Au fond, ce n’est qu’une appli­ca­tion par­ti­cu­lière d’une pen­sée qui lui était chère : « Tout est grâce ». Cet apho­risme, ren­du célèbre par Bernanos, se lit dans ses der­niers entre­tiens. Elle avait failli mou­rir sans avoir reçu l’extrême-​onction, et tout en confes­sant sa grande dévo­tion aux sacre­ments, elle disait aban­don­ner à Dieu le soin de son âme. « Sans doute, c’est une grande grâce de rece­voir les sacre­ments ; mais quand le bon Dieu ne le per­met pas, c’est bien quand même, tout est grâce » (C. J. 5. 6. 4.). Mais ce n’é­tait pas la pre­mière fois que la sainte affir­mait ain­si sa foi dans la Providence divine. Céline rap­porte qu’elle répé­tait sou­vent ce mot aux novices dont elle avait la charge en les encou­ra­geant à sou­vent remer­cier Dieu.

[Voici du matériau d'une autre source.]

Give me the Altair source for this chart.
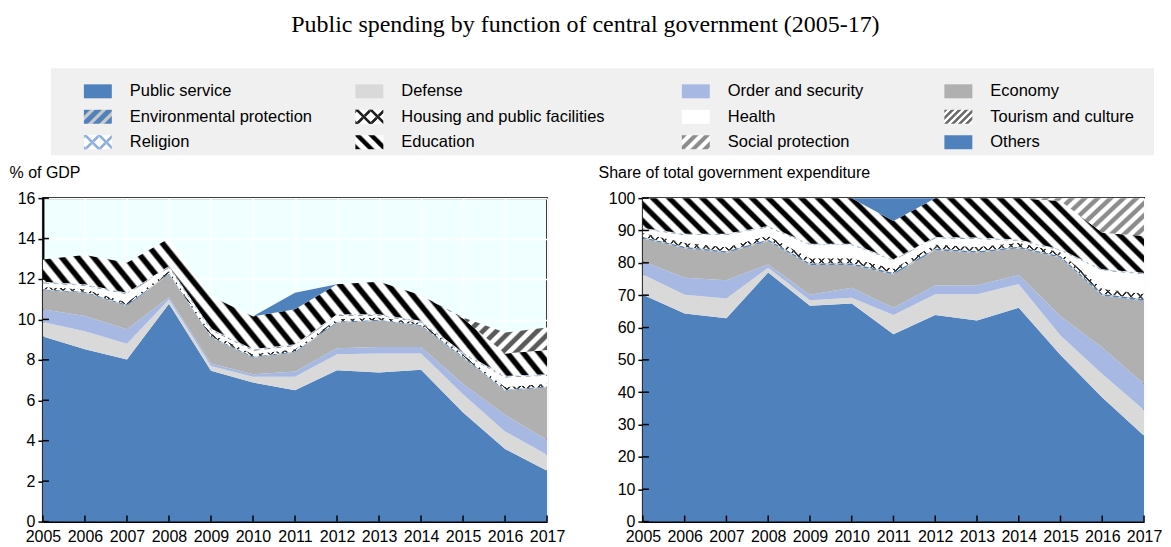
import altair as alt
import pandas as pd

years = list(range(2005, 2018))
series = ["Public service", "Defense", "Order and security", "Economy",
          "Environmental protection", "Housing and public facilities", "Health",
          "Tourism and culture", "Religion", "Education", "Social protection", "Others"]

# ---- Left panel: % of GDP ----
gdp_public_service = [9.15, 8.52, 8.02, 10.78, 7.46, 6.88, 6.50, 7.49, 7.37, 7.51, 5.40, 3.59, 2.52]
gdp_defense        = [0.72, 0.90, 0.78, 0.20, 0.24, 0.28, 0.66, 0.79, 0.94, 0.80, 0.90, 0.87, 0.79]
gdp_order          = [0.63, 0.75, 0.71, 0.12, 0.12, 0.13, 0.26, 0.30, 0.33, 0.33, 0.50, 0.82, 0.72]
gdp_economy        = [0.94, 1.15, 1.16, 1.13, 1.28, 0.82, 0.94, 1.26, 1.29, 1.04, 1.31, 1.19, 2.60]
gdp_environment    = [0.05, 0.05, 0.05, 0.05, 0.05, 0.05, 0.05, 0.05, 0.05, 0.05, 0.05, 0.05, 0.05]
gdp_housing        = [0.12, 0.12, 0.12, 0.12, 0.15, 0.12, 0.12, 0.12, 0.12, 0.10, 0.10, 0.14, 0.14]
gdp_health         = [0.18, 0.17, 0.40, 0.16, 0.17, 0.17, 0.16, 0.17, 0.08, 0.02, 0.02, 0.47, 0.39]
gdp_tourism        = [0.04, 0.04, 0.04, 0.04, 0.04, 0.04, 0.04, 0.04, 0.04, 0.04, 0.04, 0.04, 0.04]
gdp_religion       = [0.04, 0.04, 0.04, 0.04, 0.04, 0.04, 0.04, 0.04, 0.04, 0.04, 0.04, 0.04, 0.04]
gdp_education      = [1.10, 1.45, 1.48, 1.36, 1.60, 1.62, 1.73, 1.48, 1.61, 1.27, 1.69, 1.10, 1.20]
gdp_social         = [0.00, 0.00, 0.00, 0.00, 0.00, 0.00, 0.00, 0.00, 0.00, 0.00, 0.05, 1.04, 1.11]
gdp_others         = [0.00, 0.00, 0.00, 0.00, 0.00, 0.00, 0.82, 0.00, 0.00, 0.00, 0.00, 0.00, 0.00]

# ---- Right panel: share of total government expenditure ----
sh_public_service = [70.1, 64.3, 62.9, 77.0, 66.7, 67.4, 57.9, 63.9, 62.2, 66.1, 51.5, 38.4, 26.5]
sh_defense        = [6.3, 5.8, 6.1, 1.5, 1.7, 1.8, 6.0, 6.4, 8.1, 7.3, 6.0, 7.2, 8.0]
sh_order          = [4.1, 5.3, 5.6, 1.0, 1.7, 3.1, 2.2, 2.7, 2.8, 2.8, 6.0, 8.2, 8.0]
sh_economy        = [7.0, 9.1, 8.5, 7.2, 9.2, 7.0, 10.3, 10.9, 10.0, 8.3, 18.1, 16.0, 25.7]
sh_environment    = [0.5, 0.5, 0.5, 0.5, 0.6, 0.6, 0.5, 0.5, 0.5, 0.5, 0.5, 0.6, 0.6]
sh_housing        = [1.2, 1.2, 1.2, 1.2, 1.5, 1.5, 1.3, 1.3, 1.3, 1.2, 1.2, 1.6, 1.6]
sh_health         = [1.2, 2.4, 3.8, 2.6, 4.1, 4.1, 2.5, 1.9, 2.5, 0.6, 0.5, 5.6, 6.1]
sh_tourism        = [0.2, 0.2, 0.2, 0.2, 0.2, 0.2, 0.2, 0.2, 0.2, 0.2, 0.2, 0.2, 0.2]
sh_religion       = [0.2, 0.2, 0.2, 0.2, 0.2, 0.2, 0.2, 0.2, 0.2, 0.2, 0.2, 0.2, 0.2]
sh_education      = [9.2, 11.0, 11.0, 8.6, 14.1, 14.1, 11.8, 12.0, 12.2, 12.8, 14.9, 11.3, 11.4]
sh_social         = [0.0, 0.0, 0.0, 0.0, 0.0, 0.0, 0.0, 0.0, 0.0, 0.0, 0.9, 10.7, 11.7]
sh_others         = [0.0, 0.0, 0.0, 0.0, 0.0, 0.0, 7.1, 0.0, 0.0, 0.0, 0.0, 0.0, 0.0]

left_values = [gdp_public_service, gdp_defense, gdp_order, gdp_economy, gdp_environment,
               gdp_housing, gdp_health, gdp_tourism, gdp_religion, gdp_education,
               gdp_social, gdp_others]
right_values = [sh_public_service, sh_defense, sh_order, sh_economy, sh_environment,
                sh_housing, sh_health, sh_tourism, sh_religion, sh_education,
                sh_social, sh_others]

left_yticks = [0, 2, 4, 6, 8, 10, 12, 14, 16]
right_yticks = [0, 10, 20, 30, 40, 50, 60, 70, 80, 90, 100]

legend_cols = [0, 1, 2, 3, 0, 1, 2, 3, 0, 1, 2, 3]
legend_rows = [0, 0, 0, 0, 1, 1, 1, 1, 2, 2, 2, 2]


def long_table(values):
    rows = []
    for order, (name, vals) in enumerate(zip(series, values)):
        for yr, v in zip(years, vals):
            rows.append({"year": yr, "series": name, "order": order, "value": v})
    return pd.DataFrame(rows)


BLUE = "#4f81bd"
CLEAR = "rgba(255,255,255,0)"


def stripes(on, off, n, slope, r, duty=0.5, ramp=0.12):
    """Diagonal stripe fill built from a linear gradient (bbox units)."""
    L = (1 + r) / (1 + r * r)
    if slope == "back":
        x1, y1 = 0, 1
        x2, y2 = L, 1 - L * r
    else:
        x1, y1 = 0, 0
        x2, y2 = L, L * r
    nt = n * L
    p = 1.0 / nt
    stops = []
    k = 0
    while k * p < 1:
        b = k * p
        for frac, col in [(0, on), (duty - ramp, on), (duty, off), (1 - ramp, off)]:
            o = b + frac * p
            if o <= 1:
                stops.append({"offset": round(o, 5), "color": col})
        k += 1
    return {"gradient": "linear", "x1": round(x1, 4), "y1": round(y1, 4),
            "x2": round(x2, 4), "y2": round(y2, 4), "stops": stops}


def fills(r_edu, n_edu, r_thin, n_thin, r_soc, n_soc, soc_color):
    return {
        "Public service": [BLUE],
        "Defense": ["#d9d9d9"],
        "Order and security": ["#a7b9e3"],
        "Economy": ["#b0b0b0"],
        "Environmental protection": [stripes(BLUE, "#c8c8c8", n_thin, "fwd", r_thin, 0.6)],
        "Housing and public facilities": ["white",
                                          stripes("#303030", CLEAR, n_thin, "fwd", r_thin, 0.25, 0.08),
                                          stripes("#303030", CLEAR, n_thin, "back", r_thin, 0.25, 0.08)],
        "Health": ["white"],
        "Tourism and culture": [stripes("#7a7a7a", "white", n_thin, "fwd", r_thin, 0.5)],
        "Religion": ["white",
                     stripes("#8fb0e0", CLEAR, n_thin, "fwd", r_thin, 0.3, 0.1),
                     stripes("#8fb0e0", CLEAR, n_thin, "back", r_thin, 0.3, 0.1)],
        "Education": [stripes("black", "white", n_edu, "back", r_edu, 0.45, 0.15)],
        "Social protection": [stripes(soc_color, "white", n_soc, "fwd", r_soc, 0.5, 0.15)],
        "Others": [BLUE],
    }


PLOT_H = 324


def panel(values, ymax, yticks, ytitle, title_x, fill_map, width):
    df = long_table(values)
    base = alt.Chart(df).transform_stack(
        stack="value", groupby=["year"], as_=["y0", "y1"],
        sort=[alt.SortField("order", order="ascending")],
    )
    x_enc = alt.X("year:Q",
                  scale=alt.Scale(domain=[2005, 2017], nice=False, zero=False),
                  axis=alt.Axis(values=years, format="d", title=None, labelFontSize=16,
                                labelColor="black", labelFlush=False, labelOverlap=False,
                                labelPadding=7, domainColor="black", domainWidth=2,
                                ticks=False,
                                grid=True, gridColor="white", gridWidth=1.5,
                                labelFont="Liberation Sans"))
    y_scale = alt.Scale(domain=[0, ymax], nice=False)
    y_axis = alt.Axis(values=yticks, title=ytitle,
                      titleAngle=0, titleAlign="left", titleBaseline="alphabetic",
                      titleX=title_x, titleY=-21, titleFontSize=16,
                      titleFontWeight="normal", titleColor="black",
                      titleFont="Liberation Sans",
                      labelFontSize=16, labelColor="black", labelPadding=3,
                      labelFont="Liberation Sans",
                      domainColor="black", domainWidth=2, tickColor="black",
                      tickWidth=1.5, tickSize=5, grid=True, gridColor="white",
                      gridWidth=1.5)
    y_enc = alt.Y("y0:Q", scale=y_scale, axis=y_axis)
    layers = []
    for name in series:
        for f in fill_map[name]:
            layers.append(
                base.transform_filter(alt.datum.series == name)
                .mark_area(fill=f, strokeWidth=0)
                .encode(x=x_enc, y=y_enc, y2=alt.Y2("y1:Q"))
            )
    # inward x ticks
    tick_df = pd.DataFrame({"year": years})
    layers.append(
        alt.Chart(tick_df).mark_rule(color="black", strokeWidth=1.5)
        .encode(x=x_enc, y=alt.value(PLOT_H), y2=alt.value(PLOT_H - 6))
    )
    # inward y ticks
    ytick_df = pd.DataFrame({"y0": yticks})
    layers.append(
        alt.Chart(ytick_df).mark_rule(color="black", strokeWidth=1.5)
        .encode(y=alt.Y("y0:Q", scale=y_scale, axis=y_axis), x=alt.value(0), x2=alt.value(6))
    )
    return alt.layer(*layers).properties(
        width=width, height=PLOT_H,
        view=alt.ViewBackground(fill="#f0ffff", stroke="black", strokeWidth=2),
    )


left = panel(left_values, 16, left_yticks, "% of GDP", -34,
             fills(0.22, 33, 0.23, 55, 0.23, 39, "#5a5a5a"), 505)
right = panel(right_values, 100, right_yticks, "Share of total government expenditure", -45,
              fills(0.15, 31, 0.12, 55, 0.08, 39, "#8c8c8c"), 502)

# ---- Legend ----
leg_df = pd.DataFrame({"series": series, "col": legend_cols, "row": legend_rows})
leg_fills = {
    "Public service": [BLUE],
    "Defense": ["#d9d9d9"],
    "Order and security": ["#a7b9e3"],
    "Economy": ["#b0b0b0"],
    "Environmental protection": [stripes(BLUE, "#c8c8c8", 3, "fwd", 0.5, 0.6)],
    "Housing and public facilities": ["white",
                                      stripes("#202020", CLEAR, 2.5, "fwd", 0.5, 0.3, 0.1),
                                      stripes("#202020", CLEAR, 2.5, "back", 0.5, 0.3, 0.1)],
    "Health": ["white"],
    "Tourism and culture": [stripes("#6a6a6a", "white", 5, "fwd", 0.5, 0.5)],
    "Religion": ["white",
                 stripes("#8fb0e0", CLEAR, 2.5, "fwd", 0.5, 0.3, 0.1),
                 stripes("#8fb0e0", CLEAR, 2.5, "back", 0.5, 0.3, 0.1)],
    "Education": [stripes("black", "white", 2.5, "back", 0.5, 0.45, 0.15)],
    "Social protection": [stripes("#8c8c8c", "white", 3, "fwd", 0.5, 0.5, 0.15)],
    "Others": [BLUE],
}

lx = alt.X("col:Q", scale=alt.Scale(domain=[0, 1, 2, 3], range=[55, 327, 654, 917]), axis=None)
ly = alt.Y("row:Q", scale=alt.Scale(domain=[0, 2], range=[23, 74]), axis=None)

leg_bg = alt.Chart(alt.Data(values=[{"a": 1}])).mark_rect(fill="#f0f0f0").encode(
    x=alt.value(8), x2=alt.value(1113), y=alt.value(0), y2=alt.value(87))

leg_layers = [leg_bg]
for name in series:
    for f in leg_fills[name]:
        leg_layers.append(
            alt.Chart(leg_df).transform_filter(alt.datum.series == name)
            .mark_rect(width=28, height=14, fill=f)
            .encode(x=lx, y=ly)
        )
leg_layers.append(
    alt.Chart(leg_df).mark_text(align="left", baseline="middle", dx=32, fontSize=16.5,
                                font="Liberation Sans", color="black")
    .encode(x=lx, y=ly, text="series:N")
)
legend = alt.layer(*leg_layers).properties(
    width=1113, height=87, view=alt.ViewBackground(strokeWidth=0))

chart = alt.vconcat(
    legend,
    alt.hconcat(left, right, spacing=31),
    spacing=8,
).properties(
    title=alt.TitleParams("Public spending by function of central government (2005-17)",
                          font="Liberation Serif", fontSize=24, fontWeight="normal",
                          color="black", anchor="middle", offset=31),
    padding={"left": 0, "top": 5, "right": 0, "bottom": 0},
).configure(font="Liberation Sans")

chart.save("out.html", embed_options={"renderer": "svg", "actions": False})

Or Dieu, qui veut la par­faite puri­fi­ca­tion de nos âmes, sait uti­li­ser les bonnes comme les mau­vaises inten­tions de notre pro­chain pour y par­ve­nir. Encore faut-​il, pour obte­nir ce résul­tat, oublier la créa­ture et ado­rer sa main toute-​puissante. En s’é­le­vant vers Dieu, le cœur res­sent moins les « piqûres d’é­pingles » (lettre 81), oublie l’ir­ré­flexion ou même la méchan­ce­té humaine, et se place dans la véri­té d’une pré­sence divine qui est toute bien­veillante. Ce n’est que dans un deuxième temps qu’il est pos­sible de se pen­cher avec misé­ri­corde sur les fai­blesses du prochain.